Over the last few years, veteran writer Simon Barrett brought genre-fans such films as Dead Birds, You’re Next, and two segments in the V/H/S series, all of which securely placed him well into the realm of horror. However, when Barrett expands his resume to include a directorial debut for the feature-length film SEANCE, the results prove underwhelming. Coming to Blu-ray on August 3rd, Barrett touches on quite a few horror mainstays with his setting and story development, and he does well with creating unfamiliar sensations in everyday locations, but when piecing all the parts together SEANCE’s plot holes and lack of imagination disrupt the natural story-telling abilities Barrett obviously possesses.
Using a familiar set-up and setting, a group of teenage girls at a private (and old) academy wait in the dorm bathroom for 3:13 am to hit with the intention of making contact with the Edelvine ghost. The story passed down from girl to girl tells of a depressed student who cut her wrist in this very bathroom. Alice (Inanna Sarkis), the clear leader of the group, regales the group with a retelling of the suicide of the former student. As the candle flames bouncing off the tiled surface of the restroom and a bathtub filled with blood, Barrett creates some eerie visuals, especially when a mysterious figure slowly emerges from the tub. The tension of the set-up causes Kerrie (Megan Best) the meekest of the girls to flee from the bathroom. With some snorts of derision, Alice reveals her elaborate prank to her frenemies, but not in time to keep Kerrie from falling to her death.

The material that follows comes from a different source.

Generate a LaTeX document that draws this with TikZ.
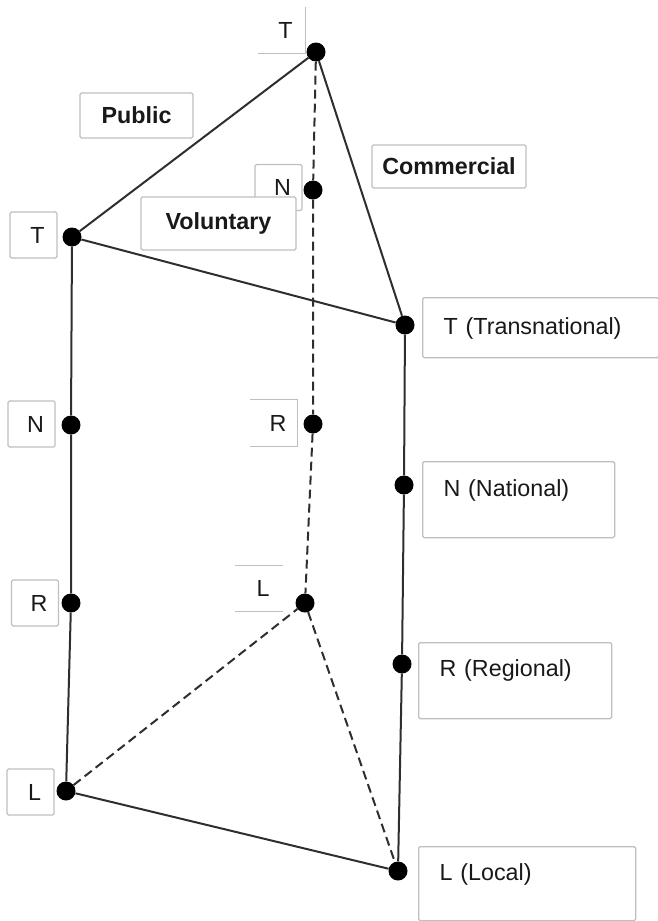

With the tragic exit of a schoolgirl, an opening becomes available in the rigorous academic academy, so Camille (Suki Waterhouse) joins the cliquish student body. Not only does the new girl take Kerrie’s place in the dorms, but she also replaces the dead girl as the target of Alice’s gang and their abuse. Because at Edelvine, jokes kill. And get you detention. And even though the girls at the academy like to play tough, Camille actually possesses a toughness that does not come from years of preparatory schools and privilege. After an altercation in the study hall, Camille, her new friend Helina (Ella-Rae Smith), as well as Alice, and her four cronies must now all work in the school’s archives as punishment. A spooky setting in a dark basement? A haunting and unexplained death? Why not hold a séance to contact a friend who mysteriously died?
One aspect of the story that Barrett does well comes when the mean girls once again try to prank others and accidentally summon a real baddie. Séance sequences can easily fall into the territory of hokey and over-exaggerated, but SEANCE manages to stay on the good side of conjuring scenes. Receiving messages from the dead starts out as a humorous way to punish Camille and Helina, but the joke results in an unseen entity who hunts and kills the other girls one-by-one. Curiously though, almost all the deaths occur off-screen with very limited amounts of gore. The lack of visible violence and high school storyline hints that Barrett intended the film for a younger audience, possibly with the hopes of targeting teenage girls. The film definitely has a lot to appeal to the high school horror crowd, but a stronger connection might have occurred if Barrett had cast actual teenagers not women close to 30 (or 40!).
For the younger crowd looking to build their physical collection of horror, the Blu-ray of SEANCE offers some behind-the-scenes content, which shows a high level of camaraderie and the detail-focused mind and collaborative approach the director takes towards the movie. These qualities make the director very endearing and paired with the interviews from the female cast, the extra features do try to connect with younger horror fans in an attempt to get more girls into horror. The deleted scenes don’t add anything of interest, but we do see a more playful side of Barrett and get a strong impression he is a great person to work for.
SEANCE tries to play with the supernatural and mysterious deaths, but the combination of horror cliches creates plot holes and an endless third act. Fans of physical media might enjoy the personal connection created in the special features but watch the streaming version of the movie before committing yourself to actually owning the film.
RLJE Films will release SEANCE on DVD and Blu-ray on August 3, 2021.